One of the slogans of the occupy movement that I really loved was “citizen, not consumer”.

A sense of engagement and ownership of government is an essential component of making change.

We have the relationship wrong between the economy, environment and society. We have a situation where the environment is constructed as the raw materials or the waste disposal for the economy. And people are the consumers or the labour input into the firm. And that treats the economy as the end-point, it says the economy is some kind of immutable force of nature that the environment and society need to serve. That’s 100% wrong. We made the economy, it’s not something that can’t be changed – we made it to do a particular set of things, largely to make a small proportion of society richer at the expense of everyone else and the natural world. Well, we can make it do different things. We need to start with our environmental and social goals and then recognise the economy as being the set of tools that we use to achieve those.

We need to be asking the question – what is government for anyway? It is about achieving our environmental and our social goals. A sustainable relationship with the environment, a just society where everybody’s needs are met – those are fundamental to what government is for. And our economy is very clearly not meeting those.

Reaching a consensus on some goals, then working with citizens to understand their agency – their power as a collective – to change that relationship between the economy and those goals. This is high on my list of what we need to try and do as a society.

What we have now is essentially unfettered profit maximisation. If I am a business, I am setting out to maximise my profit, the way I do that is minimising my cost, and that means spending the least I possibly can on labour, and the least that I possibly can on raw materials and waste disposal.

Profit maximisation in a largely unregulated setting leads to environmental degradation, and massive inequality and exploitation of working people.

Deregulation kills people.

People’s health status is a function of their environments

I have a personal theme of inter-generational equity and empowering people

We need to recognise that the lion’s share of the benefit that comes from public education is public good

(Role of student loans in diminished student political movements) Student movements have been a crucial part of the conscience of society…it clearly suits neo-liberal establishment to silence critics.

The pre-eminence of the economy and its treatment as if it were the point of society is so powerful, consumerism has been such a powerful force, that people believe their primary relationship is with the economy and not with their fellow members of society.

Consumerism has atomised and disempowered people, and that’s no accident.

Is there something that I can add?
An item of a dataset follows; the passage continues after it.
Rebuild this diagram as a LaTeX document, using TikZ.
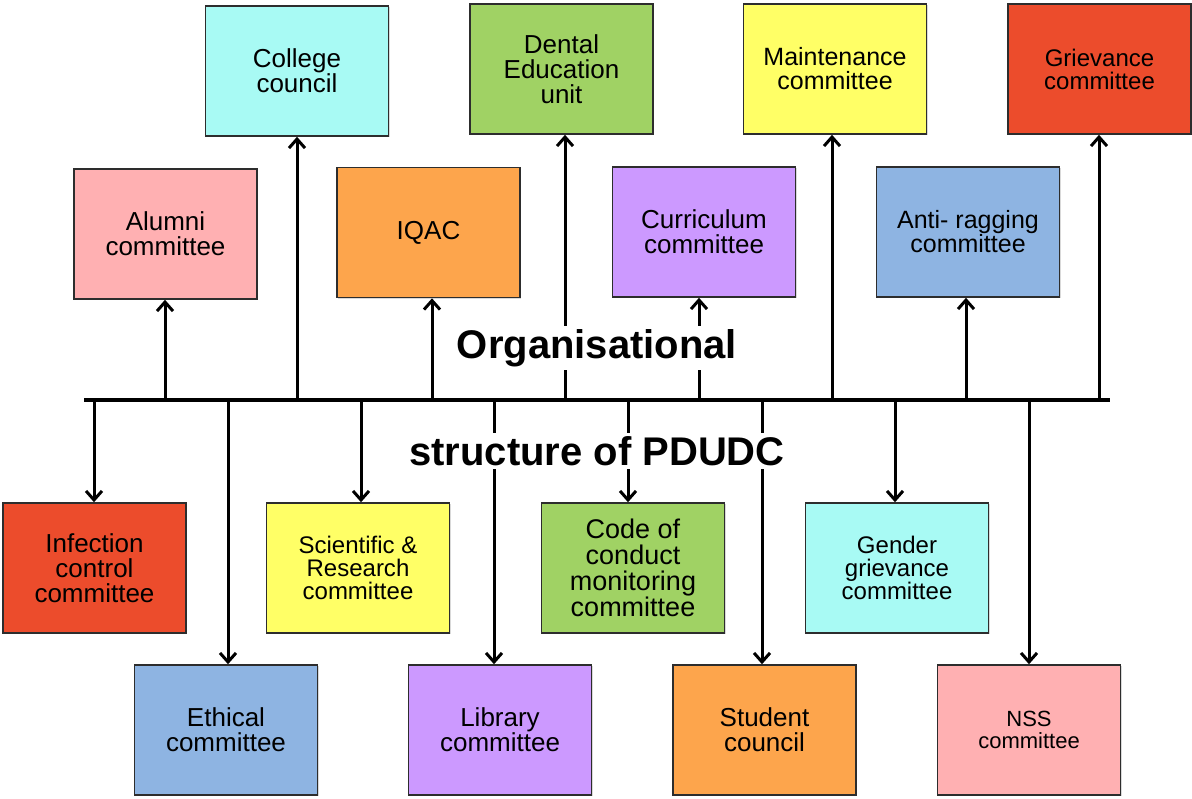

The thing that tipped the balance was climate change. The urgency around climate change was such that if I felt that I could add something, then the duty that I had was to take that risk and give it go.

(Activist) Interesting question. I don’t think of myself as an activist. I see myself and the Green Party in Parliament as the parliamentary wing of a bigger movement for progressive environmental and societal change. That’s the job I have now. I don’t go out and organise demonstrations, I do develop strategy, I do participate in partnership with community based organisations that very definitely are activists. I’m absolutely proud of my record of activism, of the convictions that I have for all of those protest related activities – badges of honour.

(Motivation) I’m motivated by the same things that have motivated me all along – social justice. I don’t see how anyone can be satisfied with their own life knowing that so many people do not have the same opportunities, knowing that so many people live in injustice and poverty. I don’t see how anyone can be happy with their life knowing that we have this unsustainable relationship with the environment that condemns future generations – our kids and our grandkids to a poorer life than we have now.

(Challenges) Enter government, implement green policy for years to come.

(Miracle) A reversal of fortunes. The primary task is to engage a bigger consensus of citizens.

(Advice) Vote Green. Please engage in the process of taking back democracy. Demand the citizenship rights that you are owed.